There’s something floating around the air of Chicago right now. It’s a vibrational sensation, something that feels tangible but really isn’t. It’s good juju, it’s magic powers, it’s the Universe thanking the citizens of this city for their nonstop rise and grind.
That something in the air is especially targeting Chicago’s creatives. The ones who think outside of the lines instead of in between them, the ones that physically bring the things in their head to life, the ones in charge of keeping any and every form of art alive.
There’s something floating around the air of Chicago right now, and that something is absolutely obsessed with Emma McKee.
Emma McKee was kicked out of Canada five years ago. She was met at the border with an
angry patrol officer, and was informed to pack her life up and find somewhere to live in America within the month. Turns out she was unknowingly involved in some crazy work/relationship drama that she most certainly had no time for. But that’s not what holds importance in this story. Emma is.
Emma did as she was told, got her clothes and her cat, and caught the next flight into Chicago. She knew absolutely no one, but she was determined to make this move work for her. Through connections from back home, Emma was able to land a job writing for an online music platform. She maneuvered her way around the city, heading from show to show and from poetry reading to poetry reading, steadily increasing her knowledge of the then-underground Chicago hip-hop scene.
It was at one of these events that Emma caught herself talking to Chance the Rapper’s father. Chance is a household name across the country now – but then, he was still in high school, hitting up spots in Pilsen to share his premiere mixtape with his city.
That was five years ago. Today, Emma and Chance are acquaintances – friends, if you will. She custom made the jackets he wears to almost every concert – including Magical Coloring Day, his first-ever music festival at U.S. Cellular Stadium – and for not one, but two different covers of Billboard magazine.
Emma McKee has only been cross-stitching for a few years. She started in an attempt to make amends with her mother, whom she was in a semi-strained relationship with at the time. Her first cross-stitch design was of a Russian Christmas scene, and was given to her mom as a gift. From that point on, she did it in her spare time – never really that serious, and always hidden from the public eye.
It wasn’t until a few months later when her friends started noticing what she was doing that Emma began to take cross-stitching seriously. Now, she custom makes clothes for the majority of Chicago’s thriving hip-hop scene.
“The teenagers call me ‘The Stitch Gawd,’” Emma jokes, sipping on her curry-infused iced latte. Even the coffee she drinks oozes creative coolness. “It’s ridiculous. I’m basically just a super fan.”
Emma isn’t kidding – she is the world’s biggest super fan. She genuinely loves hip-hop, loves cross-stitching, and loves doing whatever the hell it is she wants to do. Passion is what makes things happen, and passion is something Emma McKee is overflowing with.
“[I got my in] by going and observing and listening to shit,” McKee said. “I wasn’t at these shows T’ing up, I was just going because I fucking love rap music.”
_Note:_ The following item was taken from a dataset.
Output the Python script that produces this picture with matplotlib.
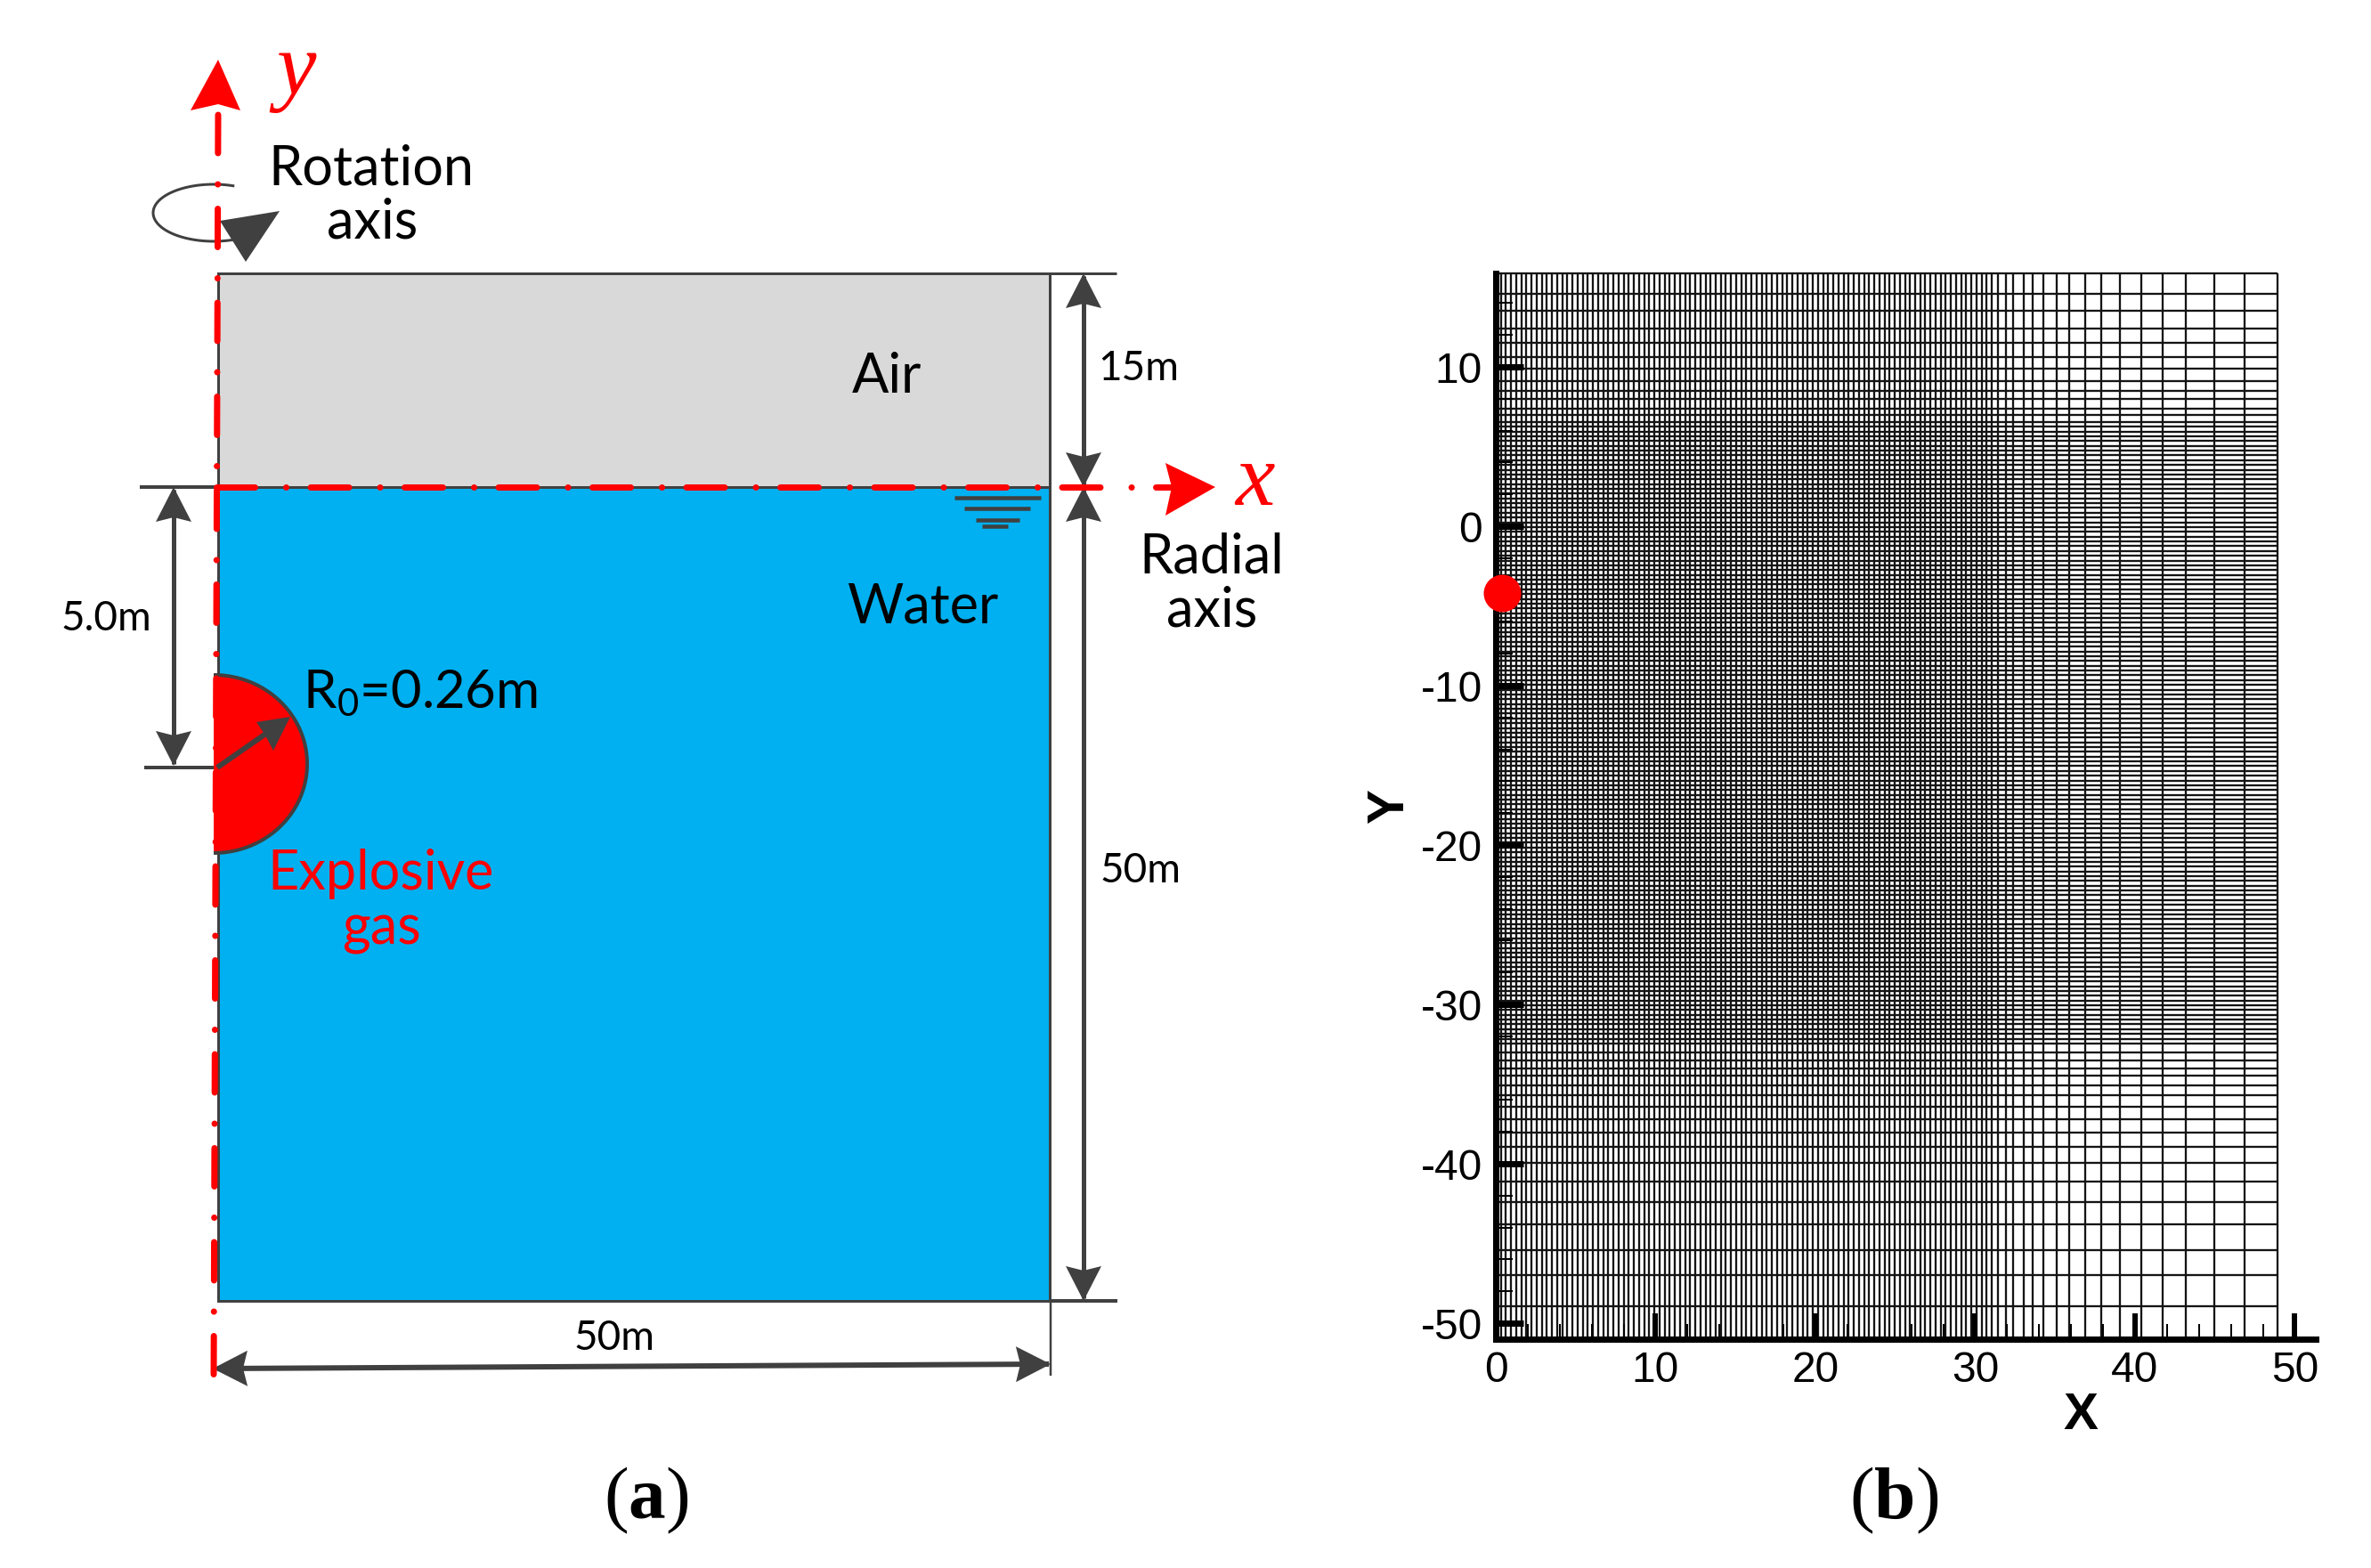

After a few years of bouncing around shows, Emma got noticed. How could she not? She’s dope, she’s genuine, and she’s absolutely hilarious. So much so, she made Kanye West laugh. Kanye West, the most serious man on the planet. She made him laugh.
That’s another crazy story that just makes Emma even more Emma. After his show at the United Center this year, Kanye and his squad headed over to Soho House, where Emma and her squad were sipping on drinks and causing their usual mayhem. Kanye and Emma made their way to the same elevator at the same time, and she greeted him with a “Whassup, Mr. West,” and he greeted her with that giant, shit-eating grin that so few can put on his face.
This is just another page in Emma’s book, just another joke for her to tell me in a dimly lit coffee shop.
One of the coolest things about Ms. McKee is the way she goes about distributing her work. Emma doesn’t sell anything – she trades. There’s reasoning behind this logic, and it’s reasoning that further proves her authenticity.
“What one person can do in an hour versus another person is crazy,” Emma begins. “The real economy we live in is time. The only meaningful thing we have to give is time. So if someone I fuck with considers me to be worth their time, I take pride in making them apart of mine.”
That’s another thing about Emma – she knows who is and isn’t worth her time, and she isn’t afraid to say it.
Life is short. It’s so ridiculously short. So why do so many of us waste our value – our time – on things we aren’t passionate about? There are things in life that we should say no to, but we are taught from the get-go not to say no. Emma thinks that’s total BS.
“You can say no,” said Emma. “You should never starve for your art. You should work for it – there’s a difference.”
This mantra has been the reason for Emma’s rapid and well-deserved success. She understands that she isn’t here to please everyone. She’s here to please herself and those she admires, truly and fully. She’s here for the people who aren’t afraid of doing whatever it takes to be their most authentic selves, and she is right there with them. Emma McKee isn’t afraid to say no, and for that reason, so many people keep telling her yes.